CARPENTE: When they hear about us, they come here, they fill out all the paperwork…
John Carpente is leading the research at Molloy College. He says patients get screened, then get randomly broken up into three groups. Two groups will come in for music therapy, either once a week or three times a week. One group will have no therapy. This is a randomized control study, which Carpente calls…
CARPENTE: The gold standard in research.
AMBI: Door opening
AMBI: Musical set-up
AMBI: Song (underneath, with me explaining)
And this is what a session might sound like. Laura De Gennaro, the clinical coordinator at the center for autism here, plays the role of a patient at the drums and cymbals while Carpente is at the piano.
CARPENTE: And whatever she does, I want to compose music around that to make that into the greatest thing possible.
Each session is slightly different depending on what the patient wants to do. Carpente might start singing. They might giggle together.

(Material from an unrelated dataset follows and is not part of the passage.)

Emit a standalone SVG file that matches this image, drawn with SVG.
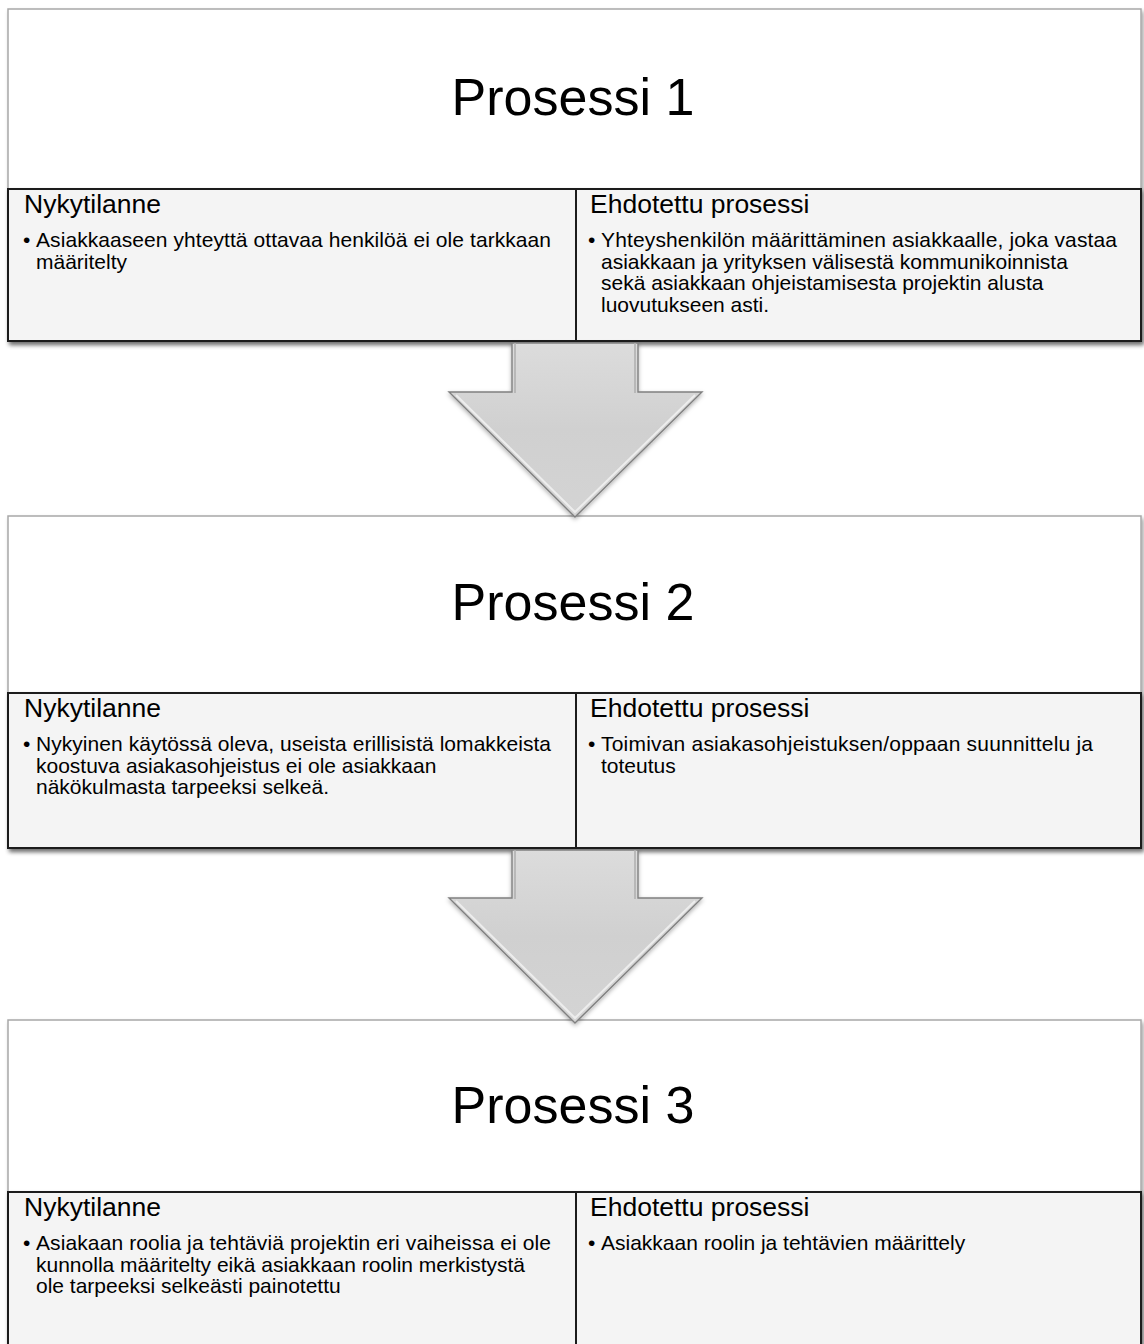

CARPENTE: So just in this little interaction, think of all the skills that Laura needs to have in place.
She needs to stay focused, she needs to catch visual cues like a smile or musical cues like a certain note. She needs to follow patterns. These are all things kids with autism might struggle with, and that music might be able to teach. NYU’s Ken Aigen was talking about this improvisational technique before. Carpente was his student.
AMBI: Song out.
In the study, patients get music therapy for five months, but stay involved for a year. Gennero tests the kids at different time points to measure the severity of their autism, and whether it changes.
DE GENNARO: We’ve either seen that the scores go down, which means that they’re less severe, or we’ve seen a maybe fairly consistent one across the board.
The researchers need to compile all their data and submit it for peer review. But Carpente hopes the study’s scientific design will click with the medical community.
CARPENTE: I don’t know if that’s the way to go, but we are just joining in, and hopefully that we can get in there with their language.
For future research, Carpente says he’s hoping to include some sort of brain imaging. Just to have some more evidence.
Camille von Kaenel, Columbia Radio News.